Martin: Uncertainty surrounding federal regulation of the credit markets, health care markets and potential tax reform is causing some lenders and investors to take a step back. This has ripple effects on the whole market and the financing process can take a lot longer than it has in the past. Ultimately loans are being made, tenants are signing leases and funds are looking to deploy capital, so I do not expect the impact to be profound.

CPE: Do you think alternative lenders will step in to fill the CMBS void? To what extent?

Martin: Because of stronger underwriting standards and increased federal regulation, many institutional lenders are no longer willing to take the same credit risks that they took 10 years ago. LTVs are lower, equity requirements are higher and lenders are more conservative. Alternative lenders, such as traditional real estate developers, operators and investors, are stepping in to fill that gap (the gap between a 50 percent LTV and an 80 percent LTV for a loan being refinanced).
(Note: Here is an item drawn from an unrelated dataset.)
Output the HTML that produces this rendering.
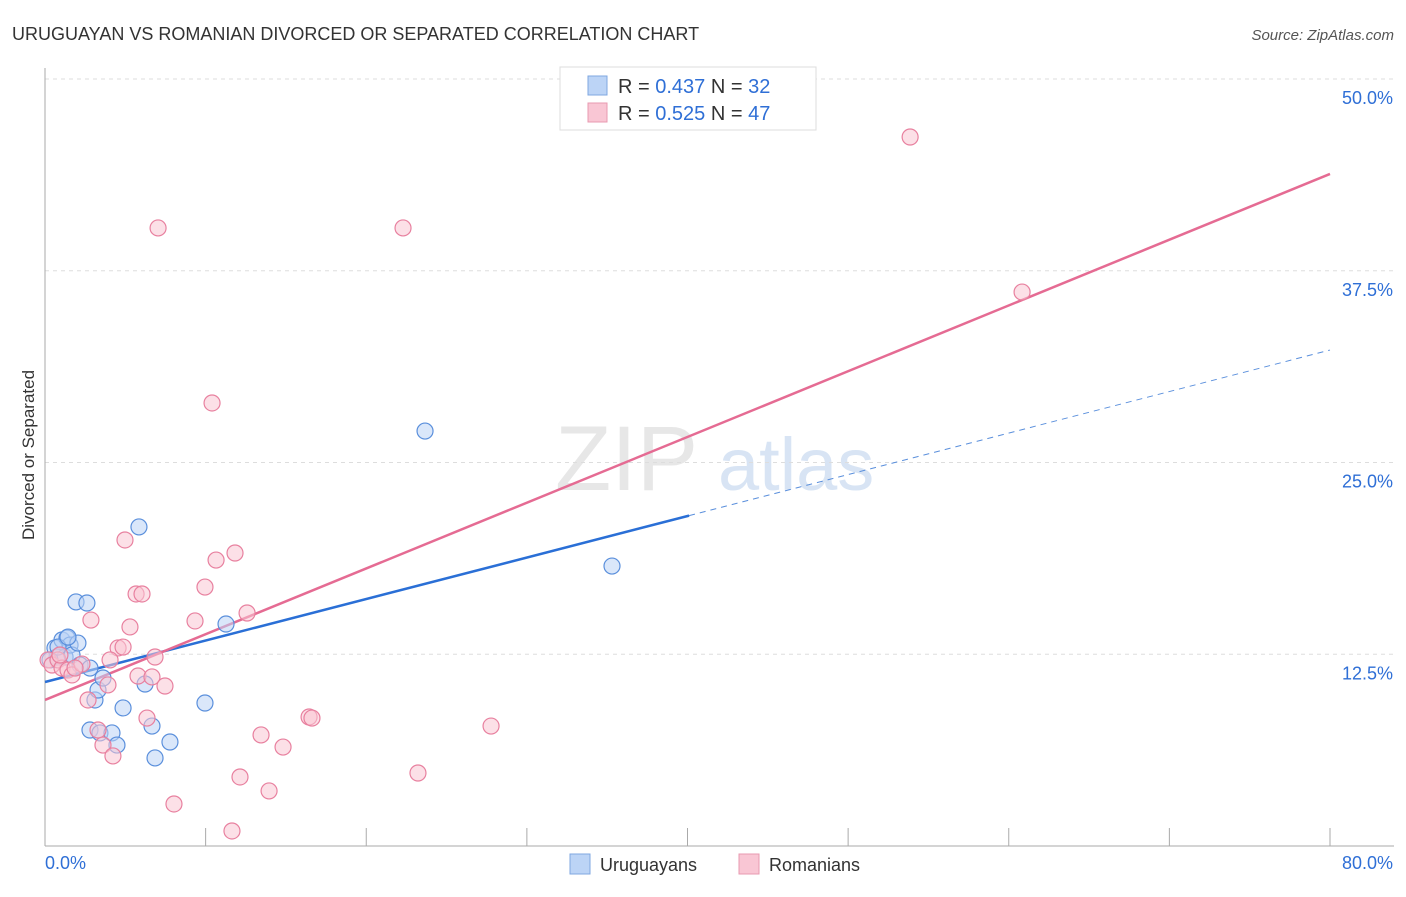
<!DOCTYPE html>
<html><head><meta charset="utf-8"><style>
body{margin:0;background:#fff;font-family:"Liberation Sans",sans-serif;}
svg text{font-family:"Liberation Sans",sans-serif;}
</style></head><body>
<svg id="chart" width="1406" height="892">
<text x="12" y="40" font-size="18" fill="#333">URUGUAYAN VS ROMANIAN DIVORCED OR SEPARATED CORRELATION CHART</text>
<text x="1394" y="40" font-size="15" fill="#555" text-anchor="end" font-style="italic">Source: ZipAtlas.com</text>
<text x="34" y="455" font-size="17" fill="#333" text-anchor="middle" transform="rotate(-90 34 455)">Divorced or Separated</text>
<g><text x="555" y="490" font-size="92" fill="#ddd" font-family="Liberation Serif" opacity="0.7">ZIP</text><text x="718" y="490" font-size="74" fill="#c8daf0" opacity="0.7">atlas</text></g>
<g id="grid"></g><g id="axes"></g><g id="lines"></g><g id="pts"></g>
<g>
<rect x="560" y="67" width="256" height="63" fill="#fff" stroke="#ddd"/>
<rect x="588" y="76" width="19" height="19" fill="#bcd4f6" stroke="#7fa7e0"/>
<rect x="588" y="103" width="19" height="19" fill="#f9c6d4" stroke="#e89ab0"/>
<text x="618" y="93" font-size="20" fill="#333">R = <tspan fill="#2f6fd6">0.437</tspan>   N = <tspan fill="#2f6fd6">32</tspan></text>
<text x="618" y="120" font-size="20" fill="#333">R = <tspan fill="#2f6fd6">0.525</tspan>   N = <tspan fill="#2f6fd6">47</tspan></text>
</g>
<g>
<rect x="570" y="854" width="20" height="20" fill="#bcd4f6" stroke="#7fa7e0"/>
<text x="600" y="871" font-size="18" fill="#333">Uruguayans</text>
<rect x="739" y="854" width="20" height="20" fill="#f9c6d4" stroke="#e89ab0"/>
<text x="769" y="871" font-size="18" fill="#333">Romanians</text>
</g>
</svg>
<script>
const yTicks=[12.5,25,37.5,50];
const yTickLabels=["12.5%","25.0%","37.5%","50.0%"];
const xTicks=[0,10,20,30,40,50,60,70,80];
const blueX=[.62,.75,1.06,1.25,1.37,1.56,1.68,1.93,2.05,2.18,2.61,2.80,3.11,3.30,2.80,3.42,3.61,4.17,4.48,4.86,5.85,6.23,6.66,6.85,7.78,9.96,11.27,23.66,35.30,.31,.81,1.43];
const blueY=[12.91,12.32,13.43,12.32,13.56,13.10,12.45,15.91,13.23,11.80,15.84,11.60,9.52,10.17,7.56,7.37,10.95,7.37,6.58,9.00,20.80,10.56,7.82,5.74,6.78,9.32,14.47,27.05,18.25,12.13,12.97,13.62];
const pinkX=[.19,.44,.81,1.06,1.43,1.68,2.30,2.68,2.86,3.30,3.61,3.92,4.23,4.55,4.86,4.98,5.29,5.67,6.04,5.79,6.35,6.66,6.85,7.04,7.47,8.03,9.34,9.96,10.40,10.65,11.64,11.83,12.14,12.58,13.45,13.95,14.82,16.44,16.62,22.29,23.22,27.77,53.86,60.83,1.87,4.05,.93];
const pinkY=[12.13,11.80,12.13,11.60,11.47,11.15,11.86,9.52,14.73,7.56,6.58,10.50,5.87,12.91,12.97,19.95,14.28,16.43,16.43,11.08,8.34,11.02,12.32,40.29,10.43,2.74,14.67,16.88,28.88,18.64,.98,19.10,4.50,15.19,7.24,3.59,6.45,8.41,8.34,40.29,4.76,7.82,46.22,36.11,11.60,12.13,12.45];
const blueTrend=[10.69,32.33]; const blueSolidEnd=40.1;
const pinkTrend=[9.52,43.81];
const X=v=>45+v/80*1285, Y=v=>846-v*15.34;
const NS="http://www.w3.org/2000/svg";
function mk(p,t,a){const e=document.createElementNS(NS,t);for(const k in a)e.setAttribute(k,a[k]);document.getElementById(p).appendChild(e);return e;}
yTicks.forEach((t,i)=>{
 const l=mk('grid','line',{x1:45,x2:1394,y1:Y(t),y2:Y(t),stroke:'#ddd','stroke-dasharray':'4,4'});
 
 
 const tx=mk('grid','text',{x:1393,y:Y(t)+25,'font-size':18,fill:'#2f6fd6','text-anchor':'end'});
 tx.textContent=yTickLabels[i];
 
 
});
const ax=mk('axes','line',{x1:45,x2:45,y1:68,y2:846,stroke:'#aaa'});


const bx=mk('axes','line',{x1:45,x2:1394,y1:846,y2:846,stroke:'#aaa'});


xTicks.forEach(t=>{const l=mk('axes','line',{x1:X(t),x2:X(t),y1:828,y2:846,stroke:'#aaa'});
 
 });
const x0=mk('axes','text',{x:45,y:869,'font-size':18,fill:'#2f6fd6'});x0.textContent='0.0%';


const x1=mk('axes','text',{x:1393,y:869,'font-size':18,fill:'#2f6fd6','text-anchor':'end'});x1.textContent='80.0%';


function draw(xs,ys,fill,stroke,name){xs.forEach((x,i)=>{const c=mk('pts','circle',{cx:X(x),cy:Y(ys[i]),r:8,fill:fill,'fill-opacity':0.55,stroke:stroke,'stroke-width':1.2});
 
 });}
draw(blueX,blueY,'#bcd4f6','#5a8fdc','uruguayan-point');
draw(pinkX,pinkY,'#f9c6d4','#e8809f','romanian-point');
const bAt=x=>blueTrend[0]+(blueTrend[1]-blueTrend[0])*x/80;
const b1=mk('lines','line',{x1:X(0),y1:Y(bAt(0)),x2:X(blueSolidEnd),y2:Y(bAt(blueSolidEnd)),stroke:'#2a6fd6','stroke-width':2.5});


const b2=mk('lines','line',{x1:X(blueSolidEnd),y1:Y(bAt(blueSolidEnd)),x2:X(80),y2:Y(bAt(80)),stroke:'#5a8fdc','stroke-width':1,'stroke-dasharray':'6,5'});


const p1=mk('lines','line',{x1:X(0),y1:Y(pinkTrend[0]),x2:X(80),y2:Y(pinkTrend[1]),stroke:'#e56b93','stroke-width':2.5});


</script>
</body></html>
CPE: What are the advantages or disadvantages of using an alternative lender?

Martin: These investments typically come in the form of mezzanine financing or preferred equity. These deals can close quickly and can shore up a borrower’s finances while reducing the mortgage lender’s risk. Both mezzanine loans and preferred equity typically carry much higher interest rates than mortgage loans, and many of the alternative lenders stepping in to this space are traditionally real estate investors/developers/operators, who may be more interested in a “loan to own” position than traditional mortgage lenders.

CPE: Which sectors have the most refinancing risk and why?

Martin: Rather than the risk being noticeably higher in any particular sector, it’s really an asset-by-asset analysis. In premier markets with credit-worthy tenants, the refinancing risk is quite low. But where an anchor tenant has run into financial troubles, or a lot of competing properties have recently come on stream, it will be more challenging for owners to refinance. A hotel that needs to be revamped, for example, or a shopping center or assisted living facility that needs a major renovation, will be harder to refinance without significant additional capitalization/equity investment.

CPE: Do you have any advice for owners that are struggling to exit?

Martin: Don’t be afraid to be creative and start the process early! There is a lot of money out there in the credit markets today and many times the biggest challenge is finding the right partner or lender.